There Is Such a People (TISP) leader Slavi Trifonov said Tuesday in Sofia that his party will not present its draft cabinet to Bulgaria’s Parliament on Wednesday.

This decision – unprecedented in Bulgaria’s recent history, came after TISP’s prime minister designate Plamen Nikolov received a cabinet-forming mandate from President Rumen Radev on July 30 and came back to the head of state with the mandate fulfilled on August 6. The President issued a decree, asking the National Assembly to take a vote on the proposal, and it was scheduled to do so on Wednesday, August 11. On Tuesday, the President’s Press Secretariat, replying to questions from the media, said that the decree issued by the head of State had “already moved the constitutional procedure for the election of a prime minister to its decisive parliamentary phase”.

Two hours after Trifonov’s statement, TISP’s prime minister designate Plamen Nikolov told BTA that he will withdraw his nomination for personal reasons on Wednesday and that there are no legal impediments to this.

In a statement on 7/8 TV, Trifonov blamed the so-called protest parties, Democratic Bulgaria and Rise Up BG! Here We Come! for his party’s failed attempt, accusing them of betrayal, and said that new elections are now in order because TISP, being the largest group in the incumbent Parliament, will not back a cabinet formed either by the pro-establishment parties or by Democratic Bulgaria or Rise Up!

The TISP leader recalled that his party had clearly stated that they will not be proposing a cabinet without the protest parties’ support.

Trifonov’s remarks came shortly after Democratic Bulgaria decided not to back TISP’s proposed cabinet and a day after Rise Up BG! Here We Come! also said they would vote against it.

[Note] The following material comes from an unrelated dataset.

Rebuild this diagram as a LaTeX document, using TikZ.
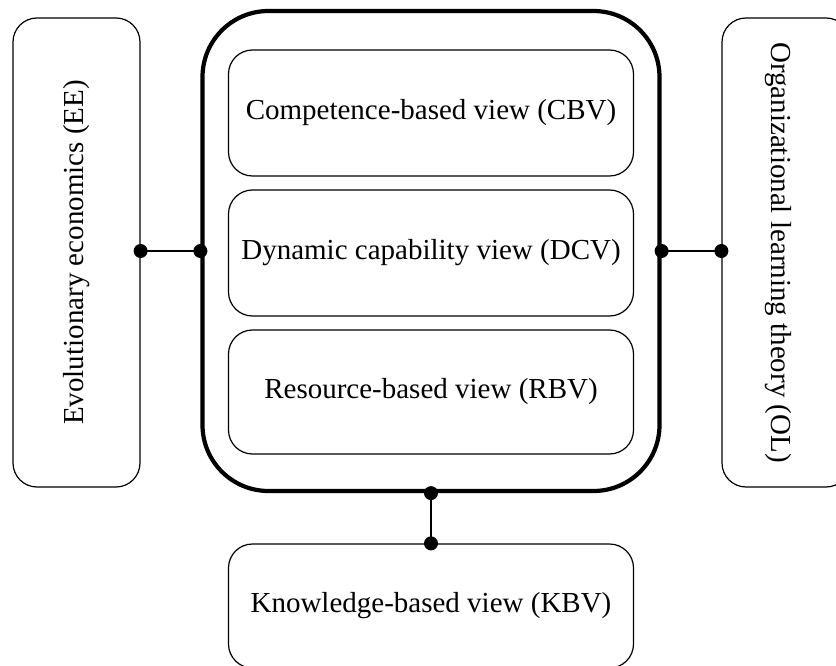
\documentclass[tikz,border=0pt]{standalone}
\usepackage{fontspec}
\setmainfont{Liberation Serif}
\begin{document}
\begin{tikzpicture}[x=1pt,y=-1pt,
  thinbox/.style={draw, line width=1.2pt, rounded corners=24pt, inner sep=0pt,
    font=\fontsize{29}{34}\selectfont},
  mainbox/.style={draw, line width=4.2pt, rounded corners=66pt, inner sep=0pt},
  link/.style={line width=1.5pt},
  dot/.style={circle, fill=black, inner sep=0pt, minimum size=14pt}]
\useasboundingbox (0,0) rectangle (836,666);
\clip (0,0) rectangle (836,666);
\node[mainbox, minimum width=457pt, minimum height=480pt] (main) at (431,251) {};
\node[thinbox, minimum width=405pt, minimum height=126pt] (cbv) at (431,113) {Competence-based view (CBV)};
\node[thinbox, minimum width=405pt, minimum height=126pt] (dcv) at (431,253) {Dynamic capability view (DCV)};
\node[thinbox, minimum width=405pt, minimum height=124pt] (rbv) at (431,392) {Resource-based view (RBV)};
\node[thinbox, minimum width=127pt, minimum height=469pt] (ee) at (76.5,252.5) {};
\node[rotate=90, font=\fontsize{29}{34}\selectfont] (eet) at (ee.center) {Evolutionary economics (EE)};
\node[thinbox, minimum width=128pt, minimum height=469pt] (ol) at (786,252.5) {};
\node[rotate=-90, font=\fontsize{29}{34}\selectfont] (olt) at (778,252.5) {Organizational learning theory (OL)};
\node[thinbox, minimum width=405pt, minimum height=124pt] (kbv) at (431,606) {};
\node[font=\fontsize{29}{34}\selectfont] (kbvt) at (431,606) {Knowledge-based view (KBV)};
\draw[link] (ee.east |- main.west) -- (main.west);
\draw[link] (main.east) -- (ol.west |- main.east);
\draw[link] (main.south) -- (kbv.north);
\node[dot] at (ee.east |- main.west) {};
\node[dot] at (main.west) {};
\node[dot] at (main.east) {};
\node[dot] at (ol.west |- main.east) {};
\node[dot] at (main.south) {};
\node[dot] at (kbv.north) {};
\end{tikzpicture}
\end{document}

For their part, BSP for Bulgaria made their support contingent on TISP dropping their nominee for deputy prime minister and interior minister, Peter Iliev, which TISP said they would not do.

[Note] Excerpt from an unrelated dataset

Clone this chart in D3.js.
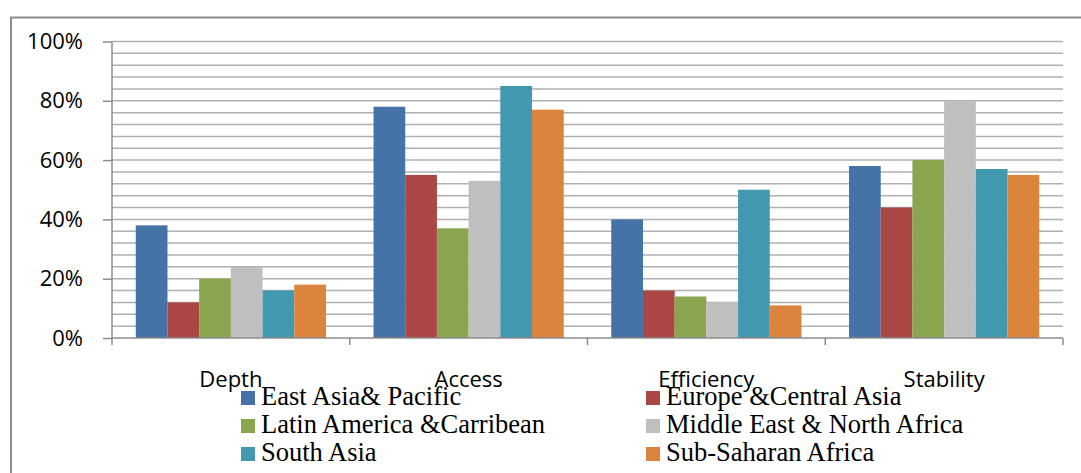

Democratic Bulgaria and Rise Up! explained that they were denying support to an all-TISP cabinet not on account of any controversial candidate for minister but because they did not get sufficient guarantees that the Movement for Rights and Freedoms (MRF) would not influence the government once elected. The two parties proposed to TISP, provided that the third cabinet-forming mandate is handed to any of them, the formation of a short-lived expert government based on the present caretaker cabinet, but Trifonov rejected this option.

“Democratic Bulgaria and Rise Up BG! Here We Come! clearly and publicly stated their refusal to support a cabinet of There Is Such a People. This means that the protest against GERB and everything done by GERB has been left in the past, whereas the present and the present parliament are fraught with political ambitions, hypocrisy, lies, betrayals and machinations which are completely unacceptable to me and my colleagues of TISP,” Trifonov pointed out.

In his words, his party had done everything possible, all compromises and gestures to the so-called protest parties, so that people would be reassured, so that a government would be elected and the protest parties would be pleased.

According to Trifonov, if they are mandated to form a cabinet, Democratic Bulgaria and Rise Up! could take a nationally responsible approach and join GERB, the MRF and BSP for Bulgaria, set up a government, and run the country together as they have done until recently.

In the same statement, Trifonov said that TISP will back President Rumen Radev’s re-election bid in the forthcoming presidential elections because “he matches to the fullest extent their idea of a president of Bulgaria.” “We hope that, with our support, he will be elected even in the first round of voting,” the TISP leader said.

TISP’s refusal to seek parliamentary approval for its cabinet proposal will be followed by a second cabinet-forming mandate, which the President must offer to the second largest parliamentary group, GERB-UDF. They will most probably decline the mandate immediately, without waiting for the expiry of the seven-day deadline under the Constitution. Within a week after that, the head of state will have to hand a third mandate to a smaller parliamentary group of his choice. This attempt, too, is doomed to failure because TISP will not back a cabinet put together by Democratic Bulgaria and Rise Up!, whereas the two anti-establishment parties will not accept support from GERB and the MRF.

TISP has 65 MPs in the 240-member legislature, GERB-UDF 63, BSP for Bulgaria 36, Democratic Bulgaria 34, the MRF 29, and Rise Up! 13. To be elected, a proposed cabinet must be supported by more than half of the MPs present.

In the event of a third failure, the President will have to schedule early parliamentary elections within two months, i.e. for October 17 at the earliest.